Quase um beijo
Por Chagas Botelho Em: 21/08/2022, às 01H04
[Chagas Botelho]
Nunca morei numa república, porém, estudei em uma escola que já foi. Era um velho sobrado localizado na Avenida Frei Serafim. A passagem ocorreu ainda no século passado. Na belle époque do ensino médio. Eu era jovem e imberbe que amava os “Menudos” e o grupo “Dominó”. Também tentava saber se queria ser alguma coisa ou coisa nenhuma.
Gostava das aulas de literatura e história, e só. Assistia às outras apenas para cumprir tabela. Ah não! Havia uma que odiava: física. Esta eu odiava, odeio e odiarei. No entanto, o professor era gente boa. Divertido. Com ele, a fórceps, assimilei um pouco sobre as leis de Newton. Aprendizado rasteiro. Desanimador. Pudera. Do homem cuja maçã caíra sobre seu cocuruto, nada me interessava.
Através das fatídicas aulas de física fiz a maior aposta da minha vida. Zero de dinheiro. Apostei um beijo. Sim, um ósculo e na boca. Num tempo em que beijar era uma afetividade rara. Ao não ser em treinos diante do espelho. Aliás, pratiquei muitas bitocas em minha imagem refletida. Narcisismo nenhum, somente vontade de aprender a tascar um beijo quando chegasse à hora H.
Quanto à aposta, o fato se deu assim: (puxa a cadeira que lá vem história caro Joaquim Ferreira dos Santos) a menina mais linda da sala, quase um anjo barroco, e tão desinteressada em física quanto a mim, disse-me que se tirasse nota melhor, eu lhe pagaria um sorvete triplo — de manga, abacaxi e bacuri. Em contrapartida, disse-lhe que se a minha fosse maior, ela me daria um beijo. Detalhe importante: exigiria a presença de sua língua. Concordamos.

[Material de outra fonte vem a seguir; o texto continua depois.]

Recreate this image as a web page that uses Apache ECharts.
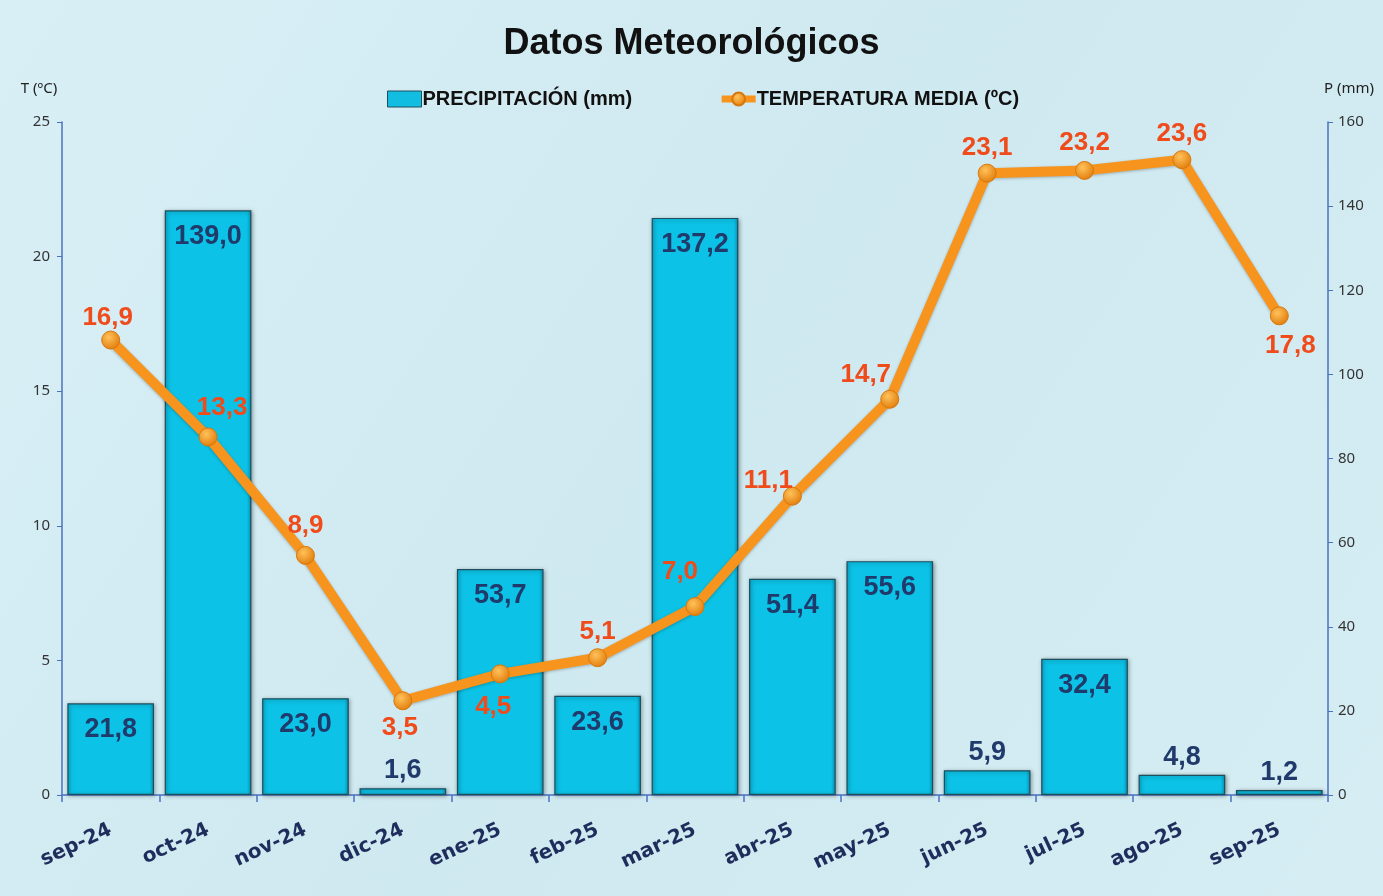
<!DOCTYPE html>
<html>
<head>
<meta charset="utf-8">
<script src="https://cdn.jsdelivr.net/npm/echarts@6/dist/echarts.min.js"></script>
<style>
html,body{margin:0;padding:0;background:#d3ecf2;}
#c{width:1383px;height:896px;}
</style>
</head>
<body>
<div id="c"></div>
<script>
const categories = ['sep-24','oct-24','nov-24','dic-24','ene-25','feb-25','mar-25','abr-25','may-25','jun-25','jul-25','ago-25','sep-25'];
const precipitation = [21.8, 139.0, 23.0, 1.6, 53.7, 23.6, 137.2, 51.4, 55.6, 5.9, 32.4, 4.8, 1.2];
const temperature = [16.9, 13.3, 8.9, 3.5, 4.5, 5.1, 7.0, 11.1, 14.7, 23.1, 23.2, 23.6, 17.8];
const tempTicks = [0, 5, 10, 15, 20, 25];
const precTicks = [0, 20, 40, 60, 80, 100, 120, 140, 160];

const fmt = v => v.toFixed(1).replace('.', ',');

// label placement per temperature point (style only)
const tempLabelPos = [
  {position:'top', offset:[-3,5]},
  {position:'top', offset:[14,-2]},
  {position:'top', offset:[0,-2]},
  {position:'bottom', offset:[-3,0]},
  {position:'bottom', offset:[-7,5]},
  {position:'top', offset:[0,2]},
  {position:'top', offset:[-15,-7]},
  {position:'top', offset:[-24,12]},
  {position:'top', offset:[-24,3]},
  {position:'top', offset:[0,2]},
  {position:'top', offset:[0,0]},
  {position:'top', offset:[0,2]},
  {position:'bottom', offset:[11,3]}
];

const tempData = temperature.map((v, i) => ({
  value: v,
  label: {position: tempLabelPos[i].position, offset: tempLabelPos[i].offset}
}));

const precData = precipitation.map(v => ({
  value: v,
  label: v < 10 ? {position: 'top', distance: 4} : {position: 'insideTop', distance: 13}
}));

const chart = echarts.init(document.getElementById('c'), null, {renderer: 'canvas'});
chart.setOption({
  backgroundColor: {
    type: 'linear', x: 0, y: 0, x2: 1, y2: 1,
    colorStops: [{offset: 0, color: '#d8eff5'}, {offset: 0.5, color: '#cfe9f0'}, {offset: 1, color: '#d5edf3'}]
  },
  animation: false,
  title: {
    text: 'Datos Meteorológicos',
    left: 'center', top: 21,
    textStyle: {fontFamily: 'Liberation Sans, Arial', fontWeight: 'bold', fontSize: 36, color: '#111'}
  },
  legend: {
    top: 84, left: 382,
    itemGap: 86, itemWidth: 34, itemHeight: 16,
    textStyle: {fontFamily: 'Liberation Sans, Arial', fontWeight: 'bold', fontSize: 20, color: '#111', padding: [0,0,0,-4]},
    data: [
      {name: 'PRECIPITACIÓN (mm)', icon: 'rect', itemStyle: {color: '#12bde2', borderColor: '#1d4f5e', borderWidth: 1}},
      {name: 'TEMPERATURA MEDIA (ºC)', lineStyle: {width: 7, color: '#f7941d'}}
    ]
  },
  grid: {left: 62, right: 55, top: 122, bottom: 101, containLabel: false},
  xAxis: {
    type: 'category',
    data: categories,
    boundaryGap: true,
    axisLine: {lineStyle: {color: '#4a72c0', width: 1.5}},
    axisTick: {show: true, alignWithLabel: false, length: 7, lineStyle: {color: '#4a72c0', width: 1.5}},
    axisLabel: {
      rotate: 25, margin: 34, interval: 0,
      fontFamily: 'DejaVu Sans, sans-serif', fontWeight: 'bold', fontSize: 20, color: '#1f2d5c'
    }
  },
  yAxis: [
    {
      type: 'value', min: tempTicks[0], max: tempTicks[tempTicks.length-1], interval: 5,
      name: 'T (ºC)', nameLocation: 'end', nameGap: 26,
      nameTextStyle: {fontFamily: 'Noto Sans, sans-serif', fontSize: 15, color: '#222', align: 'center', padding: [0, 46, 0, 0]},
      axisLine: {show: true, lineStyle: {color: '#4a72c0', width: 1.5}},
      axisTick: {show: true, length: 5, lineStyle: {color: '#4a72c0'}},
      splitLine: {show: false},
      axisLabel: {fontFamily: 'Noto Sans, sans-serif', fontSize: 15, color: '#333', margin: 12}
    },
    {
      type: 'value', min: precTicks[0], max: precTicks[precTicks.length-1], interval: 20,
      name: 'P (mm)', nameLocation: 'end', nameGap: 26,
      nameTextStyle: {fontFamily: 'Noto Sans, sans-serif', fontSize: 15, color: '#222', align: 'center', padding: [0, 0, 0, 42]},
      axisLine: {show: true, lineStyle: {color: '#4a72c0', width: 1.5}},
      axisTick: {show: true, length: 5, lineStyle: {color: '#4a72c0'}},
      splitLine: {show: false},
      axisLabel: {fontFamily: 'Noto Sans, sans-serif', fontSize: 15, color: '#333', margin: 10}
    }
  ],
  series: [
    {
      name: 'PRECIPITACIÓN (mm)',
      type: 'bar',
      yAxisIndex: 1,
      data: precData,
      barCategoryGap: '11%',
      itemStyle: {
        color: {
          type: 'linear', x: 0, y: 0, x2: 1, y2: 0,
          colorStops: [{offset: 0, color: '#07a9cc'}, {offset: 0.05, color: '#0cc2e6'}, {offset: 0.95, color: '#0cc2e6'}, {offset: 1, color: '#0796b8'}]
        },
        borderColor: '#1d4f5e', borderWidth: 1.2,
        shadowColor: 'rgba(0,0,0,0.35)', shadowBlur: 4, shadowOffsetX: 1, shadowOffsetY: 1
      },
      label: {
        show: true,
        formatter: p => fmt(p.value),
        fontFamily: 'Liberation Sans, Arial', fontWeight: 'bold', fontSize: 27, color: '#1f3a6b'
      },
      z: 2
    },
    {
      name: 'TEMPERATURA MEDIA (ºC)',
      type: 'line',
      yAxisIndex: 0,
      data: tempData,
      lineStyle: {color: '#f7941d', width: 10, shadowColor: 'rgba(0,0,0,0.25)', shadowBlur: 3, shadowOffsetY: 1},
      symbol: 'circle', symbolSize: 18,
      itemStyle: {
        color: {
          type: 'radial', x: 0.4, y: 0.35, r: 0.7,
          colorStops: [{offset: 0, color: '#ffc25a'}, {offset: 1, color: '#e07a08'}]
        },
        borderColor: '#d9770c', borderWidth: 1
      },
      label: {
        show: true,
        formatter: p => fmt(p.value),
        fontFamily: 'Liberation Sans, Arial', fontWeight: 'bold', fontSize: 26, color: '#f04b1b',
        distance: 5
      },
      z: 5
    }
  ]
});
</script>
</body>
</html>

Fomos fazer a prova. Teste dificílimo. Meus cálculos saiam trêmulos e imprecisos. Enquanto resolvíamos questões de energia e mecânica, de relance, nos olhávamos como oponentes. Claro, cada um desejava vencer. Dias depois, ansiosos pelo resultado, numa espera inquietante, o professor entregou as notas. A expectativa nos corroía. Ela desejosa pelo sorvete e eu pelo sonhado beijo.

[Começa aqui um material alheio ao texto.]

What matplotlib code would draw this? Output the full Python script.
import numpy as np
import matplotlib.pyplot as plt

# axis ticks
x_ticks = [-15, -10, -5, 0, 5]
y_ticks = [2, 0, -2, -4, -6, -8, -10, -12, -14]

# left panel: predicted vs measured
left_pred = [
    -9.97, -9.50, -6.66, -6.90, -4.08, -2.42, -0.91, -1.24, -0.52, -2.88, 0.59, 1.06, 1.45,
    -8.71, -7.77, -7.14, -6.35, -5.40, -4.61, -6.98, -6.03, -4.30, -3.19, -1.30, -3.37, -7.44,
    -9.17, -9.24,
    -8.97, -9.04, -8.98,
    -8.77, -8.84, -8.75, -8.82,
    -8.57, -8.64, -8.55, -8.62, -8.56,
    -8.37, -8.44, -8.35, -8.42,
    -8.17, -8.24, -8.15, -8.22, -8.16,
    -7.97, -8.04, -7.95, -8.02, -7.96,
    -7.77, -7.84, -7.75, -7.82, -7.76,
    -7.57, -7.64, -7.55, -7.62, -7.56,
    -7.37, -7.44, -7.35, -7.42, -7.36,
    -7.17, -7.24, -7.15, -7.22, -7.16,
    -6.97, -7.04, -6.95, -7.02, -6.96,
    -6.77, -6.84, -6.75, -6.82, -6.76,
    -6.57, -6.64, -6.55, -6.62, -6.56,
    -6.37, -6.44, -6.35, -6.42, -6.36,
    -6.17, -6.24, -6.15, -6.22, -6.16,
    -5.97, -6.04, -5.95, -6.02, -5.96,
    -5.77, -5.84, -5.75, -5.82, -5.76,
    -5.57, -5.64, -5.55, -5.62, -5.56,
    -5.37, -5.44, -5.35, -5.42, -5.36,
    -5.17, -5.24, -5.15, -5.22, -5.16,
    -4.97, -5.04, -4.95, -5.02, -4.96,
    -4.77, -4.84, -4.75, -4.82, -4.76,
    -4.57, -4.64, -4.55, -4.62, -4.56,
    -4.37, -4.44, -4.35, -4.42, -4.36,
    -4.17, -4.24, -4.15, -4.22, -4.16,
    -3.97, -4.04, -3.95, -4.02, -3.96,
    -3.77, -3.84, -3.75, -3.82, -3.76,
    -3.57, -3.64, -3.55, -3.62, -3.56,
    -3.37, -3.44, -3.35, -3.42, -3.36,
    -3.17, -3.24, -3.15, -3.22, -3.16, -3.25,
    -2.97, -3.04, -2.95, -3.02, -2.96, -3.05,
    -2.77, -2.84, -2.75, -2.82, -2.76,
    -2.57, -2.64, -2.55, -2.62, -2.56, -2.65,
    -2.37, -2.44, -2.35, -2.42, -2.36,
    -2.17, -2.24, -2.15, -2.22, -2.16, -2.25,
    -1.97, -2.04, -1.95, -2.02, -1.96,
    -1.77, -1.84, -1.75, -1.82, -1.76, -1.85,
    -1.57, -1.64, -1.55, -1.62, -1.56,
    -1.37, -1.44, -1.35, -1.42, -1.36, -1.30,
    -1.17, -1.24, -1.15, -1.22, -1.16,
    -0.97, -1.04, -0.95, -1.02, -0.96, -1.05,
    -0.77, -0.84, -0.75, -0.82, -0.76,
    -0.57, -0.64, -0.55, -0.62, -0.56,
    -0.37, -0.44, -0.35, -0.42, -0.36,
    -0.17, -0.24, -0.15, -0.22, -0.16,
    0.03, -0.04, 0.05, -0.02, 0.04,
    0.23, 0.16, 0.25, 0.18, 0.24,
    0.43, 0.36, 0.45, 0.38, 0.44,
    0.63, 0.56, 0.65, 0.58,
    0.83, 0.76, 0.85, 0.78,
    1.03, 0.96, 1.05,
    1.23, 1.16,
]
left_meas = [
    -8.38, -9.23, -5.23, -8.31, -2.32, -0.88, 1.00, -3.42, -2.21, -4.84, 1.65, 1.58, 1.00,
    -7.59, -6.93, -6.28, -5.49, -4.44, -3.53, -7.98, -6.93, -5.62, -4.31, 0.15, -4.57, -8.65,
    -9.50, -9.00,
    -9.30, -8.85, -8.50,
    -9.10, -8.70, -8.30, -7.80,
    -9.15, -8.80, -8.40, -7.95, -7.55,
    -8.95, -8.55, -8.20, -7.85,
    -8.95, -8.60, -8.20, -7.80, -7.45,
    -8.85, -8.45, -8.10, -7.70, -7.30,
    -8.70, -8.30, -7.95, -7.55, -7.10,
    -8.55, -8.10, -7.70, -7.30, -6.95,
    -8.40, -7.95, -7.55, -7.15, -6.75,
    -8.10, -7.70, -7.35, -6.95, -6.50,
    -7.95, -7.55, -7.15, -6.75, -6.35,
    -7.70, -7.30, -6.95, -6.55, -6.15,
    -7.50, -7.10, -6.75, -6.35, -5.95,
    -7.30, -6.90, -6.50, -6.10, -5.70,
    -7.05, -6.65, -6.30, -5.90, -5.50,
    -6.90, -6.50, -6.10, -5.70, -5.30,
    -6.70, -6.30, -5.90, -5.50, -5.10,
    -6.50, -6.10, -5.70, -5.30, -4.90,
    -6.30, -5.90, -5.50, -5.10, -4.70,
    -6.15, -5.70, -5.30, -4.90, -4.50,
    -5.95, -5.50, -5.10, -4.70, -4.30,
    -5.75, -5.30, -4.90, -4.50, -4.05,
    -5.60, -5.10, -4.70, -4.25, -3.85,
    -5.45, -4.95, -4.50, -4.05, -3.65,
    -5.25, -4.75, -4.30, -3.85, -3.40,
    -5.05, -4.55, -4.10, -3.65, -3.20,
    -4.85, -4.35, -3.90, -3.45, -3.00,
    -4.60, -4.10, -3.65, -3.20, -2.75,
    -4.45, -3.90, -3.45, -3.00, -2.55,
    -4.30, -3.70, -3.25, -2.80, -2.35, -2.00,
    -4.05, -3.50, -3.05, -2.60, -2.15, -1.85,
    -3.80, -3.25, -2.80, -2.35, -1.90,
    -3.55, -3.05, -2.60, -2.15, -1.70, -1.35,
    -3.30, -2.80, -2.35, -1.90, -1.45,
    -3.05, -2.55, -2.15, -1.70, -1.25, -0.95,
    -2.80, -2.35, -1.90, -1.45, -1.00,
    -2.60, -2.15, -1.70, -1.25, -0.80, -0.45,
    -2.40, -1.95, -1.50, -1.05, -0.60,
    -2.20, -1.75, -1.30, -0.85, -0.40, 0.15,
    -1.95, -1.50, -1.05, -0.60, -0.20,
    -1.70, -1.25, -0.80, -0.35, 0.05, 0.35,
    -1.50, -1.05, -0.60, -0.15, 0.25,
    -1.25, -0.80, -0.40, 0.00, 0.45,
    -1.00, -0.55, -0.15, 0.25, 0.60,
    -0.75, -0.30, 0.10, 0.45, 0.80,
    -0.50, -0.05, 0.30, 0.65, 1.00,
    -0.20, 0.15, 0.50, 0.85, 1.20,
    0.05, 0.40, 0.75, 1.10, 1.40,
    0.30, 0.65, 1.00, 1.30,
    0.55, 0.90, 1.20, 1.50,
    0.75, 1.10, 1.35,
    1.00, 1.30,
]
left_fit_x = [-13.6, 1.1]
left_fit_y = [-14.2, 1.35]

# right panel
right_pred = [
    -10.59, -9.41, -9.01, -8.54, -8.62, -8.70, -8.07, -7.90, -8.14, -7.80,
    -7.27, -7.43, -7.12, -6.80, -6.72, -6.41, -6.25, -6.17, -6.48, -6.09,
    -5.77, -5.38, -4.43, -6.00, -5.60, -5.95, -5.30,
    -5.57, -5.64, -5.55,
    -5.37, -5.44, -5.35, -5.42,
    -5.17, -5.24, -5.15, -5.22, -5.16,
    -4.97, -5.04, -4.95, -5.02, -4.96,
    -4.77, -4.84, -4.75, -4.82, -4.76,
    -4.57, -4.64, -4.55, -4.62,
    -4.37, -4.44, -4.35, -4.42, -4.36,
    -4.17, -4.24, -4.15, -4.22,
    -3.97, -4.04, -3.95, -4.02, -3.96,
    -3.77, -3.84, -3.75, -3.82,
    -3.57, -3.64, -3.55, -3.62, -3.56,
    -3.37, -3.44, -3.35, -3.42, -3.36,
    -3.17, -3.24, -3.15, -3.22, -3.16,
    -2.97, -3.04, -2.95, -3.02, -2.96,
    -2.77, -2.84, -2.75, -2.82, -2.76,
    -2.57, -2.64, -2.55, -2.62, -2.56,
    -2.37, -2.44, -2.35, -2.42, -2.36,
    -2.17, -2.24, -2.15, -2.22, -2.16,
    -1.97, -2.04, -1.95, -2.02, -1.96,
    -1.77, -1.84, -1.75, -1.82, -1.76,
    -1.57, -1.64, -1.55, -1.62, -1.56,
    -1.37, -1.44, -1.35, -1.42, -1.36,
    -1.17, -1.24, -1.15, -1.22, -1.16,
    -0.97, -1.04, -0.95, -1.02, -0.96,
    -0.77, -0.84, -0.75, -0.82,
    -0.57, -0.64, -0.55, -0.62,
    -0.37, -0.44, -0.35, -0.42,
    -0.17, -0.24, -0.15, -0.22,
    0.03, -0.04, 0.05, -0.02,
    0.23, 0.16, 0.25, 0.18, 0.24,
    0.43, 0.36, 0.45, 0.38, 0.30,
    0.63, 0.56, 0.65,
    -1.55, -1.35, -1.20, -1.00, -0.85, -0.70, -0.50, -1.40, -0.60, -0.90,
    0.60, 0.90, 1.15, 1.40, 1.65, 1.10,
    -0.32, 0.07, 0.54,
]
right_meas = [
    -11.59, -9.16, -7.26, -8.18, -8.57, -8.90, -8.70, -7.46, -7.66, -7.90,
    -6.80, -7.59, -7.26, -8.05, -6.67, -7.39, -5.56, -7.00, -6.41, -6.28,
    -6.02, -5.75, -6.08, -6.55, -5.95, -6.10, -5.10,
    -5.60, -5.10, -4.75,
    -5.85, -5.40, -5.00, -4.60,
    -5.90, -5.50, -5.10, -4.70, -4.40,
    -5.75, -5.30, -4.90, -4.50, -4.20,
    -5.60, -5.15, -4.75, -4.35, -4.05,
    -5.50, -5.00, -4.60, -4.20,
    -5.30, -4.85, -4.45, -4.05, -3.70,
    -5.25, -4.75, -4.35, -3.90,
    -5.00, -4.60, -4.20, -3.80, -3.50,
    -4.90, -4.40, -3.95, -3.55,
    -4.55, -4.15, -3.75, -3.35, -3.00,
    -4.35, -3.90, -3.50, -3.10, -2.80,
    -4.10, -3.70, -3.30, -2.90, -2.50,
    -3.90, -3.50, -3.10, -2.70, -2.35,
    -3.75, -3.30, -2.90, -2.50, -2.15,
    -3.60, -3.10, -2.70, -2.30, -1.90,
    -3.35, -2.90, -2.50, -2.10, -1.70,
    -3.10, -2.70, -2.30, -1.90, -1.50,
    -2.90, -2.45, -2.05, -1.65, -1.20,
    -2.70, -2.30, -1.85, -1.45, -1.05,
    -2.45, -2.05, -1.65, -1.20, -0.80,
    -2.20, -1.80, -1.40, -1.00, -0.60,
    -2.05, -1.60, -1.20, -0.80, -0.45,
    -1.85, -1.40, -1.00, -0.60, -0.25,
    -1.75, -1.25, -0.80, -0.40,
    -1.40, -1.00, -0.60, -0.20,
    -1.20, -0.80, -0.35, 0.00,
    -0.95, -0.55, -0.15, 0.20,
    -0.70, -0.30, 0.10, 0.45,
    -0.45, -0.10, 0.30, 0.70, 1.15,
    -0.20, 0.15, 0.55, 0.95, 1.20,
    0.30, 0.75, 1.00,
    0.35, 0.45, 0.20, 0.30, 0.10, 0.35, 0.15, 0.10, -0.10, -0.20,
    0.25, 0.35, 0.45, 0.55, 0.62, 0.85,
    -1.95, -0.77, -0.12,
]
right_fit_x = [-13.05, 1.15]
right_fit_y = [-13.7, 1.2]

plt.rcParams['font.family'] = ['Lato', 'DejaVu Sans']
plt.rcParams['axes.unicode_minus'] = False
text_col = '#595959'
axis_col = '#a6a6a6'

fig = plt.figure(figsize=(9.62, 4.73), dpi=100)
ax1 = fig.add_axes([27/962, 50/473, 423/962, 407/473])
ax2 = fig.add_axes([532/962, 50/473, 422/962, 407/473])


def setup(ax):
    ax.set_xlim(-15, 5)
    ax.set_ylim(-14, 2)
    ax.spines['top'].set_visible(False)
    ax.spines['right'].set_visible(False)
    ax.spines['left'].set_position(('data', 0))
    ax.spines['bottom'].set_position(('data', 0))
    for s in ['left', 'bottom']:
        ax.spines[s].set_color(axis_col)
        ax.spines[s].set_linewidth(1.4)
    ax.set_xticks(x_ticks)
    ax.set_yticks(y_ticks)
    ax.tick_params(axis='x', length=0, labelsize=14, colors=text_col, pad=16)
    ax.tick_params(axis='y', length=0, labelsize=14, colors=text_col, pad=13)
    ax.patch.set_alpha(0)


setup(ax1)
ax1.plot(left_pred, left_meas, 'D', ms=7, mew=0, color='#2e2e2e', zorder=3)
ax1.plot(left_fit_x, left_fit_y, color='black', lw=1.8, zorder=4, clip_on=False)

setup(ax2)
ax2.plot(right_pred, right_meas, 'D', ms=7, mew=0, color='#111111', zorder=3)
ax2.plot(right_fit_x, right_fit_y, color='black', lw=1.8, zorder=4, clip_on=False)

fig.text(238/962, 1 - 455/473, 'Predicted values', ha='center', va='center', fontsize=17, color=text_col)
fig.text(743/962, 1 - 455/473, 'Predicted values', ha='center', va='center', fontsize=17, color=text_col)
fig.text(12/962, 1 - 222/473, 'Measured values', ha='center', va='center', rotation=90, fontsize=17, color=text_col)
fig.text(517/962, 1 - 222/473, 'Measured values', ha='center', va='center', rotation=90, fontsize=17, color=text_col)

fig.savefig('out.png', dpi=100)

Para minha surpresa e tristeza, por meio ponto, a nota dela foi maior. Meu chão e suas placas tectônicas balançaram. Por conta do mísero meio ponto, deixei de ganhar um beijo da beldade da ex-república. Ainda tive que lhe pagar um sorvete de três camadas. Neste dia descobri que tinha má sorte. Que era um tremendo pé frio.